By 1817 Gioacchino Rossini had become the favorite of Viennese audiences. Not even Beethoven failed to acknowledge him, and in 1817 Schubert composed his two 'Overtures in the Italian Style'

Thus, because the Allegro of the Sixth Symphony shares its form, its style, and in one case its actual thematic material with Schubert's overtures, it may also be called 'Italian' in spirit. The Andante is a masterful blend of melodic grace in the opening and closing sections, and highly articulated excitement in the middle developing section. Played at a true andante tempo, this middle part, with its stacatto triplets, takes on a tarantella quality. Thus we find another mark of this work's affinity with Italy.
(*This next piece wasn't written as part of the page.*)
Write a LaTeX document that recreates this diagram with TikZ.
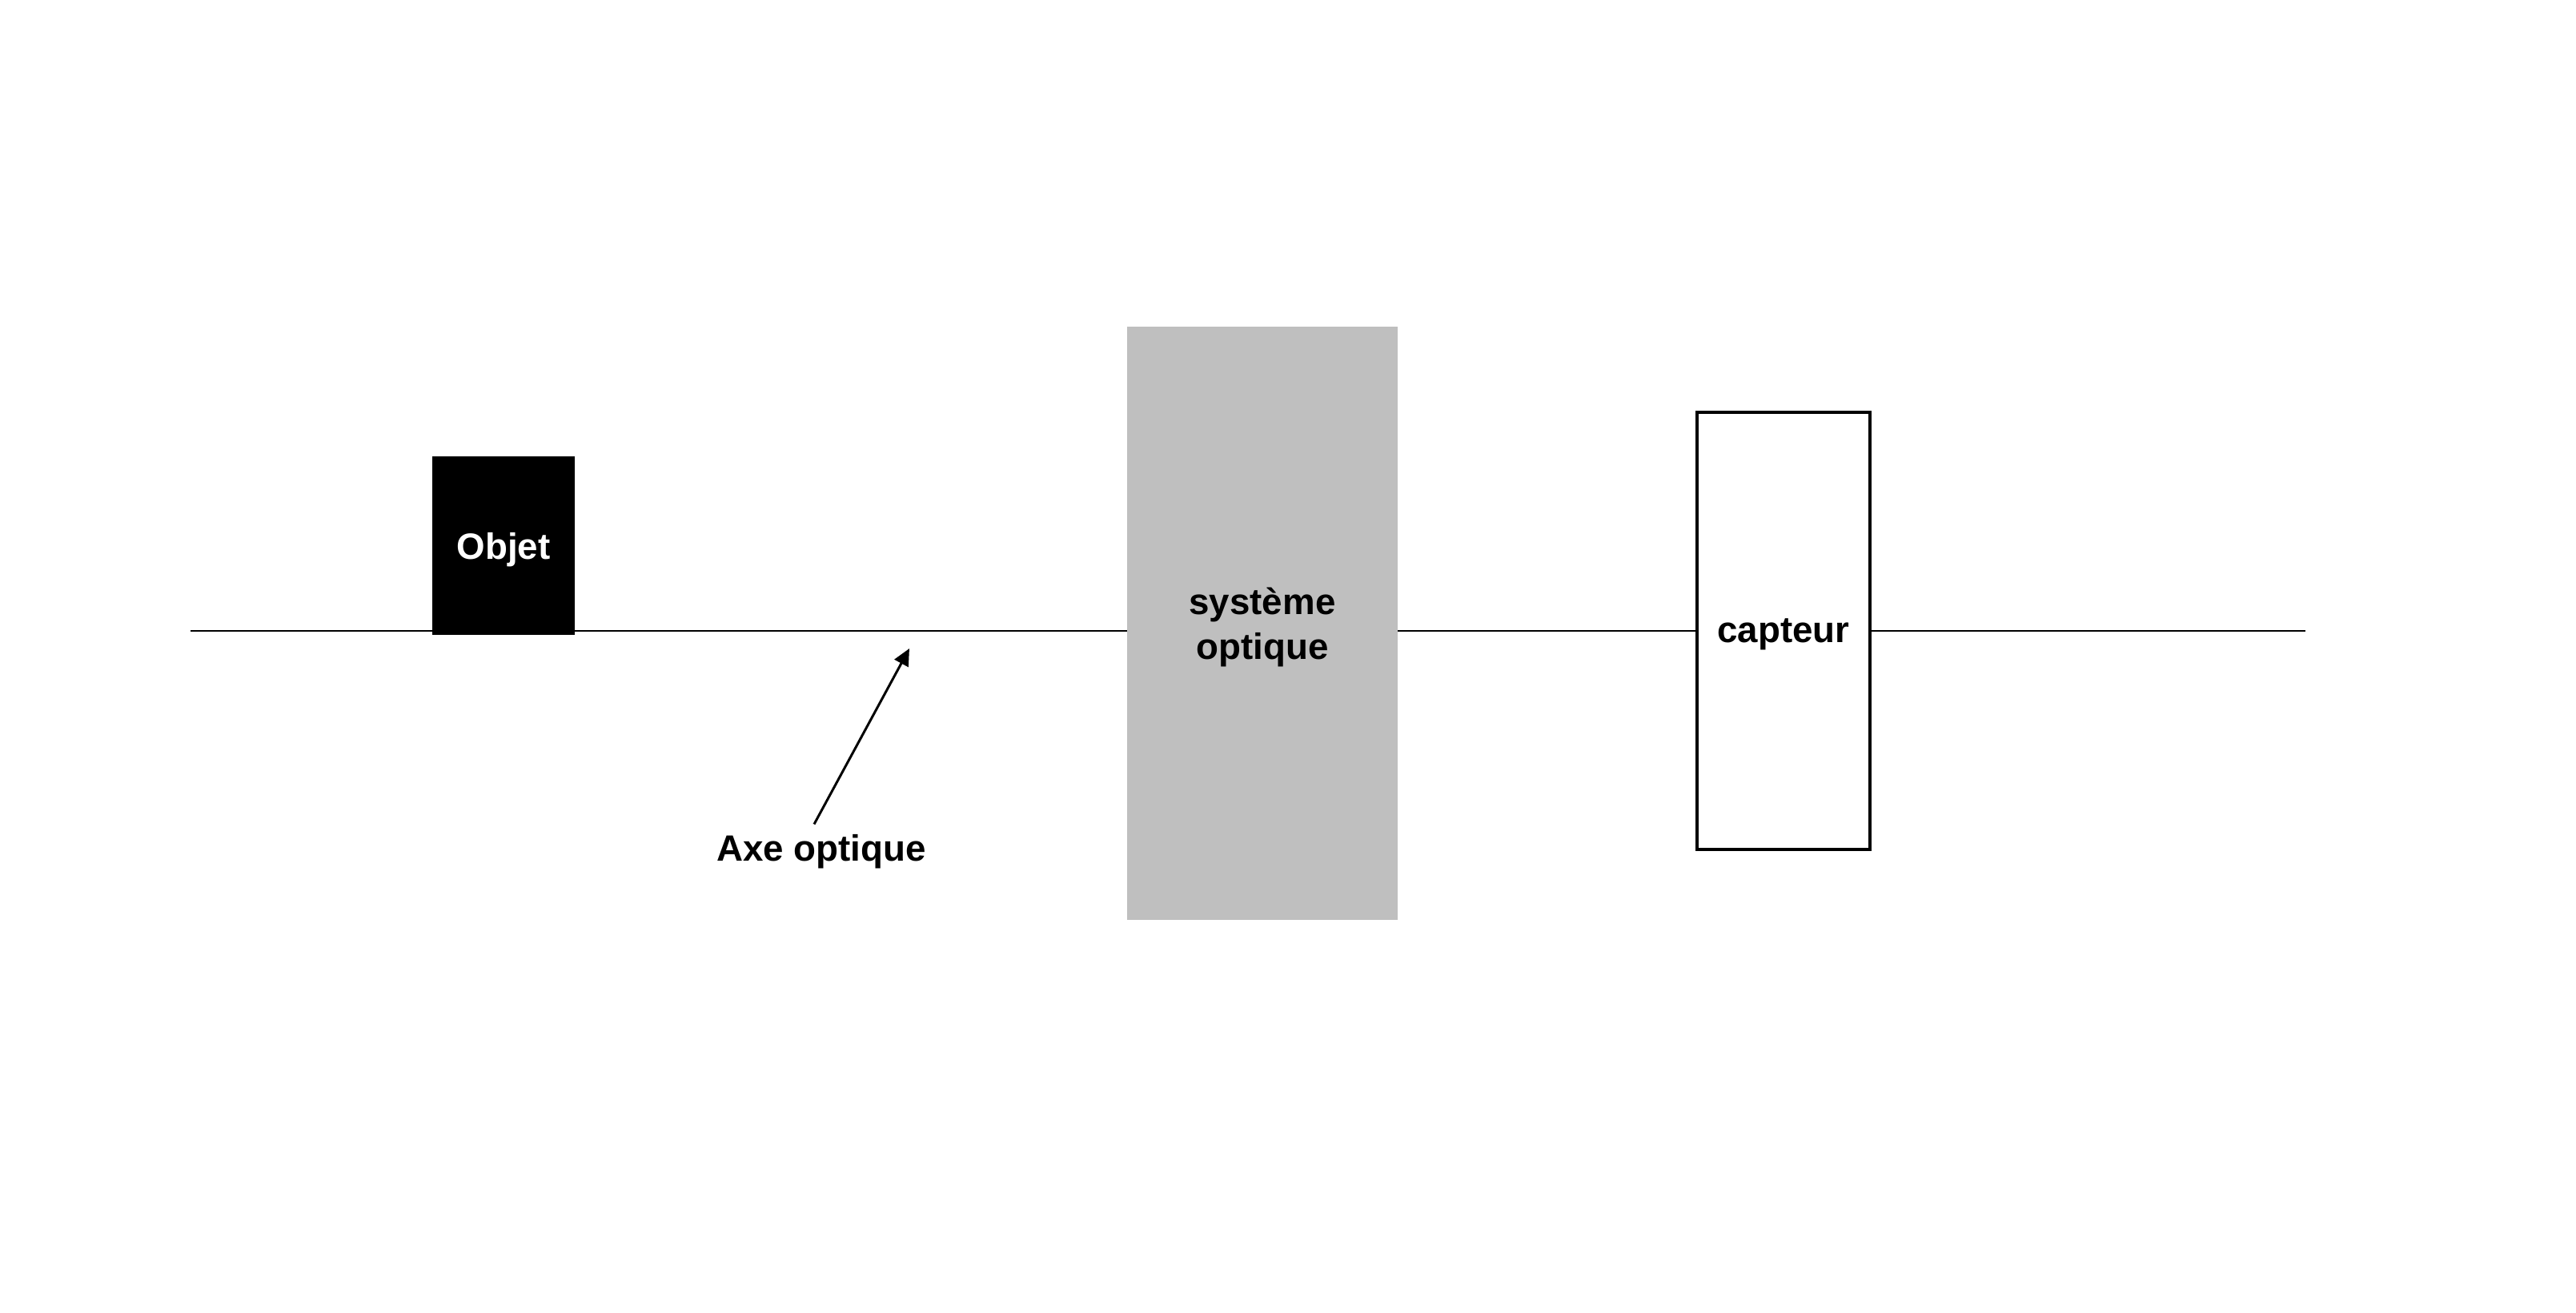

The Sixth Symphony is also a showpiece of harmonic variety. Schubert begins with a simple dance form, as if he means to embark on a series of variations. But what follows is soon revealed as the second theme of a sonata-form, and that section comes to a traditional close in the dominants at the fermata. In his third movement Schubert makes use, for his first time, of that scherzo form which is particularly pronounced in Beethoven's seventh symphony.

The finale is composed in the form of a divertissement; its themes, all of equal importance, are developed into whole scenes, in which the various themes are continually moving to the fore and then dropping back to make room for the others: a folk festival, a party in the Prater with typical Viennese hurdy-gurdy and merry-go-round music. No one had hitherto dared to work such a realistic piece of every-day music into a symphony. The courage to do so seems to have come from Rossini.

The sixth symphony was probably performed in 1818 by the amateur orchestra which grew out of Father Schubert's quartet evenings. The first public performance of the "little C major symphony", as it was later called, was ten years later on 14th Oecember 1828 in a concert of the Gesellschaft der Musikfreunde Wiens under the direction of J. Schmiedel to commemorate the composer,who had died a few weeks before. This symphony was played in place of the "Great C major symphony" of 1828, which the orchestra had rejected as "unplayable".